I agree....the Black Currant was awesome...nice and thick and well worth the money...the wine was great....The Blackberry was short on fruit and heavy on water...was disappointed with that can when I opened it...wine was okay...I added to it to boost the body. 


Would do Black Currant again




*Edited by: Northern Winos *


----------



## scotty (May 21, 2007)

Northern Winos said:


> I agree....the Black Currant was awesome...nice and thick and well worth the money...the wine was great....The Blackberry was short on fruit and heavy on water...was disappointed with that can when I opened it...wine was okay...I added to it to boost the body.
> 
> 
> Would do Black Currant again


Our raspberry was full to the top with fruit but the apricot was very lean.


----------



## Wade E (May 21, 2007)

Glad you liked it NW. This is the only 1 that I found worth mentioning to anyone but do want to try the Boysenberry.


----------



## Cracked Cork (May 22, 2007)

Wade, if you dump 10 times more K Meta into your must would you expect the fruit to go bad?  

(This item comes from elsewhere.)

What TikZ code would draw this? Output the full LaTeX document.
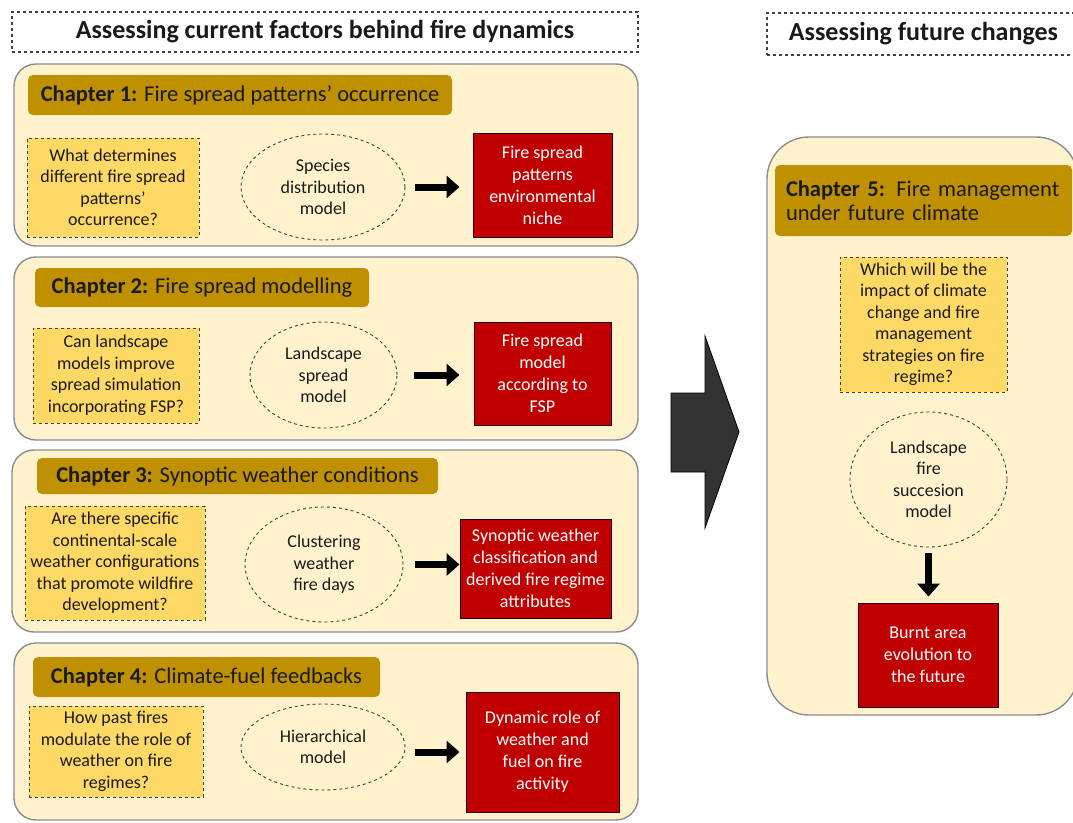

I do like making a stock solution of KMeta in a brown screwcarp beer bottle. Its much easier to then measure out a teaspoon of solution to add to a gallon of must and not have to worry about crushing and dissolving camden tablets or weighing out the KMeta powder each time you need to sulfite your wines. Give it a try and get weined off of camden tablets, a pound of KMeta is much cheaper than a bunch of camdens tablets.

Crackedcork
*Edited by: Cracked Cork *


----------



## scotty (May 22, 2007)

Cracked Cork said:


> Wade, if you dump 10 times more K Meta into your must would you expect the fruit to go bad?
> 
> I do like making a stock solution of KMeta in a brown screwcarp beer bottle. Its much easier to then measure out a teaspoon of solution to add to a gallon of must and not have to worry about crushing and dissolving camden tablets or weighing out the KMeta powder each time you need to sulfite your wines. Give it a try and get weined off of camden tablets, a pound of KMeta is much cheaper than a bunch of camdens tablets.
> 
> Crackedcork




I do that with sodium metabisulfate crystals.
One teaspoon of a .1 solution Is equal to one campden tab if i figured correctly. I hope??


----------



## Wade E (May 22, 2007)

Cracked I do use K-meta now and I have a 1/4 tsp and 1/8 tsp spoon but
I still have some campden tablets left over so I still use them and
will not buy any more once Im done. As far as the fruit goes I do not
know and dont want to find out!


----------



## Cracked Cork (May 23, 2007)

Yeah Scotty, I figured it has a lot of pluses, you only have to breath the dust once for every time you mix up a solution of it instead of each time you try to measure out a quarter of a teaspoon plus its a lot more accurate measuring out a teaspoon of fluid than a quarter of a teaspoon of powder. Crackedcork


----------



## NorthernWinos (May 23, 2007)

Okay, okay...I running out of Campden Tablets....so please give me the recipe and instructions again....Thanks.


----------



## scotty (May 23, 2007)

The .1 solution is what is in the acid test kit. I think some use .2 which i believe is just twice the strength of .1(((i hope) 


Here is the formula I readthat uses sulfite crystals for making a .1 solution.


5 grams for 500 ml distilled water


I kept reducing the amount down to 1 gram for 100ml water(3.38 ounces)




another one i found somewhere
1/4 pound crystals into 16 ounces of hot water then top up to one quart with cool water.


i like a 4 ounce batch so i reduced the amounts to .5 ounce of crystals in 2 ounces of hot water then top up yo 4 ounces with cool water,




1 teaspoon of .1 so;ution is equal to 1 campden tablet.






*as always i am one who appreciates corrections of any type.






*


----------



## bj4271 (May 23, 2007)

Wade,


I'll let you all know about the fruit &amp; the wine, for that matter. It is still perking like an old fashioned coffee pot.


----------



## bj4271 (Jul 20, 2007)

This week I finished bottling (except for labels) the blackberry &amp; it tastes great!!!!


----------



## Wade E (Jul 20, 2007)

awesome Bruce, glad you like it!


----------



## bj4271 (Jul 21, 2007)

Wade,


That was the batch I put in about 10x too much Kmeta because I misread the VH instr.Following your instructions, I "beat the snot out of it." also used 5 or 6 pkg of various yeasts I had.


----------



## Wade E (Jul 21, 2007)

So Glad you were able to save it and then for it to come out great, thats just an added bonus!


----------